Quick terminology note that may help: a local congregation is based on geography and is called a ward. A group of wards is organized into a stake. Stakes are organized into regions. Regions are organized into areas. Areas fall under general Church leadership.
The typical process for registering students before this tool was often done in the local congregation (ward) by making an announcement in Sunday services and then gathering in the back after the meeting and hand-filling out a form that was then placed into an envelope, handed to a stake leader—known as a High Councilor—charged with gathering all the forms from all wards in their stake. This process typically started in March each year and could linger for months up until the beginning of the next school year.
Once all paper forms were collected, they were delivered to an administrative assistant who then manually entered the data.
There were multiple ways for the information to become corrupted due to human error. It also provided a challenge to plan for staffing needs with a large population of eligible students.
The desire was to move the process to an online intake form to remove errors in data input, speed up the registration process, and enable better planning for staffing and instruction.
Users and Audience
There were 3 distinct audiences on which we focused our efforts:
- Parents and guardians registering their students.
- Local ecclesiastical leaders (ward and stake) who were responsible for encouraging and overseeing student registration.
- Church administrative staff who were planning for class sizes and where to assign teachers.
Roles and Responsibilities
I was the UX Designer for the project. The rest of the team consisted of a program manager/analyst and a dedicated team of software and QA engineers.
The program manager and I gathered requirements from business stakeholders before determining the project strategy to meet the delivery timeline.
Scope and Constraints
The project’s initial scope was to focus our efforts on registering US students who attended release-time Seminary programs. This would capture about 120,000 of nearly 400,000 worldwide students and felt like an achievable goal given our tight timelines for delivery. We had about 3-4 months to design, engineer, test, and release the registration form and an accompanying leadership dashboard.
Given the tight timeline, there wasn’t much time for solid UX discovery. As a compromise, I was given 2 weeks to do some guerrilla user interviews, make some generic personas (an emerging tool at the time), and create an experience journey map (another emerging tool). I also built out the initial wireframes to review and validate with stakeholders and the engineering team before designing high-fidelity screens.
During this compressed discovery window, we discovered a few interesting things:
- Parents were busy, and sitting down at a computer wasn’t always feasible. Sometimes, they only had an internet-capable mobile phone. This needed to be a responsive, mobile-first solution and it had to be something they could do quickly!
- Parents might have to register multiple students at the same time. Often, at least one was a returning student. How could we pre-populate data so their experience was faster and more efficient?
- We had most of the data already since we had access to membership records.
- Leaders wanted to monitor the progress of their congregations.
- As a result of the organizational structure of Church units, this data could be rolled up to higher levels quite easily.

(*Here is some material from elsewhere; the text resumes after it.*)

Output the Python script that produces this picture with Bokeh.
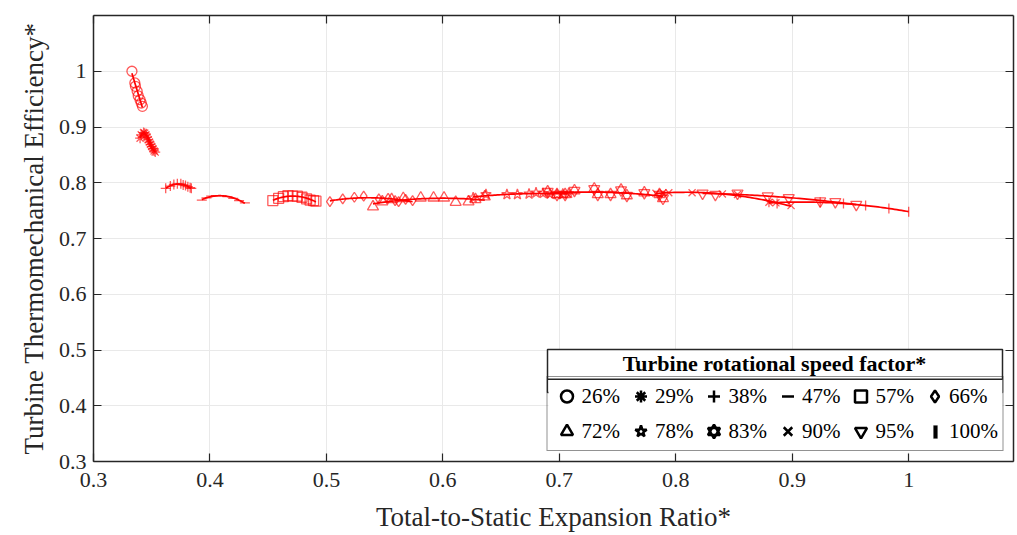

Bonus!
These proved to be my guiding principles for the UX. I set simple goals:
- All registration tasks by a parent or guardian must be simple enough to complete in less than 1 minute.
- The key experience would be on a mobile phone. This meant that we would need to focus on what elements were “must haves” to successfully register a student but also help our business stakeholders feel comfortable with having such a simplified experience.
- Ward and stake leaders should be able to tell quickly who they needed to reach out to complete the registration process and be able to do so.
As I was completing the research, we reviewed things as a team to assess the engineering feasibility and identify areas where the UX needed to be modified. We also reviewed areas where the dev team would need to focus their discovery efforts while I worked on the UI design.
The design was analyzed regularly, not only by key business stakeholders, but the engineering team and program manager to make sure the configuration wasn’t going to make assumptions about certain data that couldn’t be delivered in a performant manner.
The leadership view was nearly cut as we evaluated things for delivery, but we were ultimately able to keep it as a simple view.
Once we all felt comfortable with the design, it was validated with a few potential users and then we moved into the final push to build and launch.
To answer anticipated questions from the engineering team, we leveraged something we nicknamed “D.I.G.” or Design Implementation Guidelines. It consisted of deconstructed and documented UI components (before design systems became a big deal). This was a living file that we reviewed regularly and proved extremely helpful not only for the engineers building the experience also for the test engineers tasked with doing QA.
Outcomes and Learnings
The project launched in the early spring of 2014 and was largely successful.
- Registered 75% of the 120,000 targeted students within 6 weeks.
- Within 9 months, 250% of targeted students were registered (over 300,000 students which represented more than 75% of all eligible students worldwide.)
- That nearly cut leadership view? It was a hugely popular feature and solicited a considerable amount of positive feedback!
- The D.I.G. file was cemented as a required deliverable to the engineering team.
Afterward, I visited with a few people about this project. One comment that seemed to pop up a lot was, “It was so easy! We were done and had everyone registered in a week. I loved it!”